In the literature, clustering is the most commonly used data analysis technique. Standard clustering methods (such as K-Means, hierarchical clustering and self organizing maps) are partitions the set of objects into distinct groups called clusters based on their similarities existing across the features. Thereby, they may fail to uncover clusters that are similar only over some but not all features. In contrast, biclustering aims at finding subsets of users which are behaving similarly over a subset of pages. The usefulness of this concept in the context of microarray measurements has been demonstrated in different studies (Busygin et al., 2002; Cheng et al., 2000).
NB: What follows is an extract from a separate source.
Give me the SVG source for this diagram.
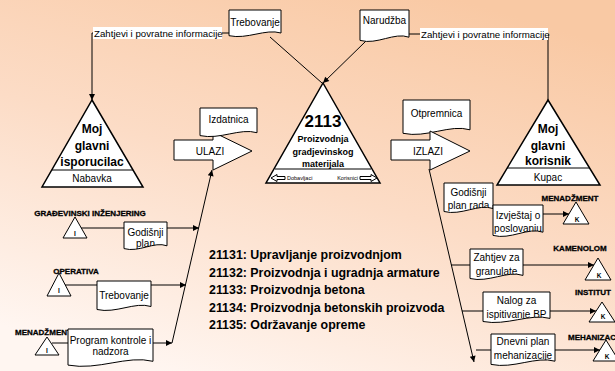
<svg xmlns="http://www.w3.org/2000/svg" width="615" height="371" viewBox="0 0 615 371">
<defs>
<linearGradient id="bg" x1="0.75" y1="0" x2="0.25" y2="1">
<stop offset="0" stop-color="#f9c9a4"/>
<stop offset="0.5" stop-color="#fcdcc6"/>
<stop offset="1" stop-color="#fff6f1"/>
</linearGradient>
<marker id="ah" viewBox="0 0 10 10" refX="10" refY="5" markerWidth="10" markerHeight="6" markerUnits="userSpaceOnUse" orient="auto">
<path d="M0,0 L10,5 L0,10 Z" fill="#000"/>
</marker>
<clipPath id="c1"><path d="M124,222 H167 V245.8 C154.1,241 139.1,252.8 124,248.6 Z"/></clipPath>
<clipPath id="c2"><path d="M444,183 H493 V208.5 C478.3,203.4 461.2,216 444,211.5 Z"/></clipPath>
<clipPath id="c3"><path d="M493,205 H543 V232.2 C528,226.8 510.5,240.2 493,235.4 Z"/></clipPath>
<clipPath id="c4"><path d="M470,249 H523 V275.4 C507.1,270.1 488.6,283.1 470,278.5 Z"/></clipPath>
<clipPath id="c5"><path d="M483,292 H550 V318.4 C529.9,313.1 506.5,326.1 483,321.5 Z"/></clipPath>
<clipPath id="c6"><path d="M491,334 H555 V361.2 C535.8,355.8 513.4,369.2 491,364.4 Z"/></clipPath>
</defs>
<style>
.doc{fill:#fff;stroke:#000;stroke-width:1}
.shp{fill:#fff;stroke:#000;stroke-width:1.5}
.thin{fill:#fff;stroke:#000;stroke-width:1}
.ln{fill:none;stroke:#000;stroke-width:1}
.t{font-family:"Liberation Sans",Arial,sans-serif;font-size:10px;fill:#000}
.m{text-anchor:middle}
.b{font-family:"Liberation Sans",Arial,sans-serif;font-weight:bold;fill:#000}
.lbl{font-family:"Liberation Sans",Arial,sans-serif;font-weight:bold;font-size:8px;fill:#000;stroke:#000;stroke-width:0.3}
</style>
<rect x="0" y="0" width="615" height="371" fill="url(#bg)"/>

<g id="connectors">
<path class="ln" d="M229,33 H92 V100" marker-end="url(#ah)"/>
<path class="ln" d="M409,34 H548 V100"/>
<path class="ln" d="M270,37 L322,83"/>
<path class="ln" d="M366,41 L323,83" marker-end="url(#ah)"/>
<path class="ln" d="M172,343 L212,170" marker-end="url(#ah)"/>
<path class="ln" d="M81,228 H124"/>
<path class="ln" d="M167,228 H199" marker-end="url(#ah)"/>
<path class="ln" d="M65,285 H97"/>
<path class="ln" d="M151,285 H186" marker-end="url(#ah)"/>
<path class="ln" d="M52,343 H68"/>
<path class="ln" d="M153,343 H172" marker-end="url(#ah)"/>
<path class="ln" d="M429,169 L474,362" marker-end="url(#ah)"/>
<path class="ln" d="M543,214 H569" marker-end="url(#ah)"/>
<path class="ln" d="M451,265 H470"/>
<path class="ln" d="M523,265 H594" marker-end="url(#ah)"/>
<path class="ln" d="M462,311 H483"/>
<path class="ln" d="M550,311 H596" marker-end="url(#ah)"/>
<path class="ln" d="M476,350 H491"/>
<path class="ln" d="M555,350 H600" marker-end="url(#ah)"/>
<rect x="93" y="27" width="129" height="12" fill="#fff"/>
<text class="t" x="94" y="36.5" style="font-size:9.7px">Zahtjevi i povratne informacije</text>
<rect x="420" y="28" width="128" height="12" fill="#fff"/>
<text class="t" x="421" y="37.5" style="font-size:9.7px">Zahtjevi i povratne informacije</text>
</g>

<g id="dobavljac">
<path class="shp" d="M92,100 L143,187 L42,187 Z"/>
<line class="ln" x1="52" y1="170" x2="133" y2="170" stroke-width="1.5"/>
<text class="b m" x="92" y="133" font-size="12">Moj</text>
<text class="b m" x="92" y="149.5" font-size="12">glavni</text>
<text class="b m" x="92" y="166" font-size="12">isporucilac</text>
<text class="t m" x="92" y="182">Nabavka</text>
</g>

<g id="kupac">
<path class="shp" d="M548,100 L600,185 L497,185 Z"/>
<line class="ln" x1="507" y1="168" x2="590" y2="168" stroke-width="1.5"/>
<text class="b m" x="548" y="132.5" font-size="12">Moj</text>
<text class="b m" x="548" y="149.5" font-size="12">glavni</text>
<text class="b m" x="548" y="164.5" font-size="12">korisnik</text>
<text class="t m" x="548" y="181">Kupac</text>
</g>

<g id="proizvodnja">
<path class="shp" d="M323,83 L380,183 L266,183 Z"/>
<line class="ln" x1="275" y1="169" x2="371" y2="169" stroke-width="1.5"/>
<text class="b m" x="323" y="127" font-size="17">2113</text>
<text class="b m" x="323" y="141.5" font-size="9">Proizvodnja</text>
<text class="b m" x="323" y="154.5" font-size="9">gradjevinskog</text>
<text class="b m" x="323" y="166.5" font-size="9">materijala</text>
<polygon class="thin" stroke-width="0.7" points="271,178 277,174.5 277,176.5 285,176.5 285,179.5 277,179.5 277,181.5"/>
<polygon class="thin" stroke-width="0.7" points="377,178 371,174.5 371,176.5 360,176.5 360,179.5 371,179.5 371,181.5"/>
<text class="t" x="287" y="180" style="font-size:5.5px">Dobavljaci</text>
<text class="t" x="358" y="180" style="font-size:5.5px" text-anchor="end">Korisnici</text>
</g>

<g id="trebovanje-top">
<path class="doc" d="M229,10 H281 V33 C265.4,28.4 247.2,39.7 229,35.7 Z"/>
<text class="t m" x="255" y="25.5">Trebovanje</text>
</g>

<g id="narudzba">
<path class="doc" d="M360,10 H409 V37.2 C394.3,31.8 377.2,45.2 360,40.4 Z"/>
<text class="t m" x="384.5" y="23.5">Narudžba</text>
</g>

<g id="ulazi">
<polygon class="thin" points="174,140 213,140 213,132 252,151 213,170 213,160 174,160"/>
<text class="t m" x="210" y="154.5">ULAZI</text>
</g>

<g id="izdatnica">
<path class="doc" d="M200,108 H257 V132.7 C239.9,127.7 220,140 200,135.6 Z"/>
<text class="t m" x="228.5" y="122.5">Izdatnica</text>
</g>

<g id="otpremnica">
<path class="doc" d="M403,100 H470 V129.8 C449.9,123.8 426.5,138.5 403,133.3 Z"/>
<text class="t m" x="436.5" y="117">Otpremnica</text>
</g>

<g id="izlazi">
<polygon class="thin" points="391,140 430,140 430,131 470,151 430,170 430,160 391,160"/>
<text class="t m" x="428" y="154.5">IZLAZI</text>
</g>

<g id="gradjevinski">
<text class="lbl m" x="90" y="216">GRAĐEVINSKI INŽENJERING</text>
<path class="thin" d="M75,217 L87,238 L63,238 Z"/>
<text class="b m" x="75" y="236" font-size="6.5">I</text>
</g>
<g id="godisnji-plan">
<path class="doc" d="M124,222 H167 V245.8 C154.1,241 139.1,252.8 124,248.6 Z"/>
<g clip-path="url(#c1)">
<text class="t m" x="145.5" y="235.5">Godišnji</text>
<text class="t m" x="145.5" y="247">plan</text>
</g>
</g>

<g id="operativa">
<text class="lbl m" x="76" y="274">OPERATIVA</text>
<path class="thin" d="M59,273 L71,296 L47,296 Z"/>
<text class="b m" x="59" y="293" font-size="6.5">I</text>
</g>
<g id="trebovanje">
<path class="doc" d="M97,281 H151 V306.5 C134.8,301.4 115.9,313.9 97,309.5 Z"/>
<text class="t m" x="124" y="298.5">Trebovanje</text>
</g>

<g id="menadzment-i">
<text class="lbl" x="15" y="335">MENADŽMENT</text>
<path class="thin" d="M47,337 L59,355 L35,355 Z"/>
<text class="b m" x="47" y="353" font-size="6.5">I</text>
</g>
<g id="program-kontrole">
<path class="doc" d="M68,329 H153 V361.3 C127.5,354.8 97.8,370.8 68,365.1 Z"/>
<text class="t m" x="110.5" y="343.5">Program kontrole i</text>
<text class="t m" x="110.5" y="355">nadzora</text>
</g>

<g id="godisnji-plan-rada">
<path class="doc" d="M444,183 H493 V208.5 C478.3,203.4 461.2,216 444,211.5 Z"/>
<g clip-path="url(#c2)">
<text class="t m" x="468.5" y="195.5">Godišnji</text>
<text class="t m" x="468.5" y="209">plan rada</text>
</g>
</g>

<g id="izvjestaj">
<path class="doc" d="M493,205 H543 V232.2 C528,226.8 510.5,240.2 493,235.4 Z"/>
<g clip-path="url(#c3)">
<text class="t m" x="518" y="218.5">Izvještaj o</text>
<text class="t m" x="518" y="232">poslovanju</text>
</g>
</g>
<g id="menadzment-k">
<text class="lbl m" x="570" y="200.5">MENADŽMENT</text>
<path class="thin" d="M576,202 L589,224 L563,224 Z"/>
<text class="b m" x="577" y="221.5" font-size="6.5">K</text>
</g>

<g id="zahtjev">
<path class="doc" d="M470,249 H523 V275.4 C507.1,270.1 488.6,283.1 470,278.5 Z"/>
<g clip-path="url(#c4)">
<text class="t m" x="496.5" y="261">Zahtjev za</text>
<text class="t m" x="496.5" y="275">granulate</text>
</g>
</g>
<g id="kamenolom">
<text class="lbl m" x="580" y="250.5">KAMENOLOM</text>
<path class="thin" d="M598,258 L611,280 L585,280 Z"/>
<text class="b m" x="599" y="277.5" font-size="6.5">K</text>
</g>

<g id="nalog">
<path class="doc" d="M483,292 H550 V318.4 C529.9,313.1 506.5,326.1 483,321.5 Z"/>
<g clip-path="url(#c5)">
<text class="t m" x="516.5" y="303.5">Nalog za</text>
<text class="t m" x="516.5" y="318">ispitivanje BP</text>
</g>
</g>
<g id="institut">
<text class="lbl m" x="593" y="294.5">INSTITUT</text>
<path class="thin" d="M602,302 L615,322 L589,322 Z"/>
<text class="b m" x="603" y="319" font-size="6.5">K</text>
</g>

<g id="dnevni-plan">
<path class="doc" d="M491,334 H555 V361.2 C535.8,355.8 513.4,369.2 491,364.4 Z"/>
<g clip-path="url(#c6)">
<text class="t m" x="523" y="345">Dnevni plan</text>
<text class="t m" x="523" y="359">mehanizacije</text>
</g>
</g>
<g id="mehanizacija">
<text class="lbl" x="568" y="339.5">MEHANIZACIJA</text>
<path class="thin" d="M606,340 L619,361 L593,361 Z"/>
<text class="b m" x="607" y="358.5" font-size="6.5">K</text>
</g>

<g id="podprocesi">
<text class="b" x="209" y="259" font-size="12.4">21131: Upravljanje proizvodnjom</text>
<text class="b" x="209" y="276.5" font-size="12.4">21132: Proizvodnja i ugradnja armature</text>
<text class="b" x="209" y="294" font-size="12.4">21133: Proizvodnja betona</text>
<text class="b" x="209" y="311.5" font-size="12.4">21134: Proizvodnja betonskih proizvoda</text>
<text class="b" x="209" y="329" font-size="12.4">21135: Održavanje opreme</text>
</g>
</svg>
In the context of microarray analysis, biclustering was firstly considered by Cheng and Church in 2000. Cheng and Church (CC) algorithm (Cheng et al., 2000). is a greedy iterative search method and consists in building a bicluster adding or removing rows or columns iteratively, thus, improving its quality which is measured with the Mean Squared Residue (MSR). The MSR is based on the sum of the squared residues which measure how adequate each expression value is, in comparison with the rest of the values of the bicluster. In Getz et al. (2000), an iterative hierarchical clustering is separately applied to each dimension and biclusters are built by means of the combination of the obtained results for each dimension.

There is a group of biclustering algorithms based on meta-heuristics such as evolutionary approaches (Bleuler et al., 2004; Divina et al., 2006), multiobjective evolutionary approaches (Banka et al., 2006; Divina et al., 2006), Simulated Annealing (Bryan et al., 2005), Particle Swarm Optimization, greedy randomized adaptive search (Dharan et al., 2009), Estimation of Distribution Algorithms (Liu et al., 2006) or Memetics Algorithms (Gallo et al., 2009). All these algorithms used the MSR as a part of their fitness function. The MSR is effective in recognizing biclusters with shifting patterns but not some patterns with scaling trends, in spite of representing quality patterns. Aguilar-Ruiz et al. (2009) proved that the MSR is not a good measure in order to discover patterns in data when the variance of values is high, that is, when the users present scaling patterns. And a very few biclustering work has been done in the field of web usage mining. Xu et al. (2010), presented a co-clustering algorithm using bipartite spectral clustering to extract bicluster from web users and pages and the impact of using various clustering algorithms is also investigated in that paper. A novel web co-clustering algorithm named Co-Clustering in Semantic space (COCS) was proposed by Zong et al. (2010), which simultaneously partition web users and pages via a latent semantic analysis approach.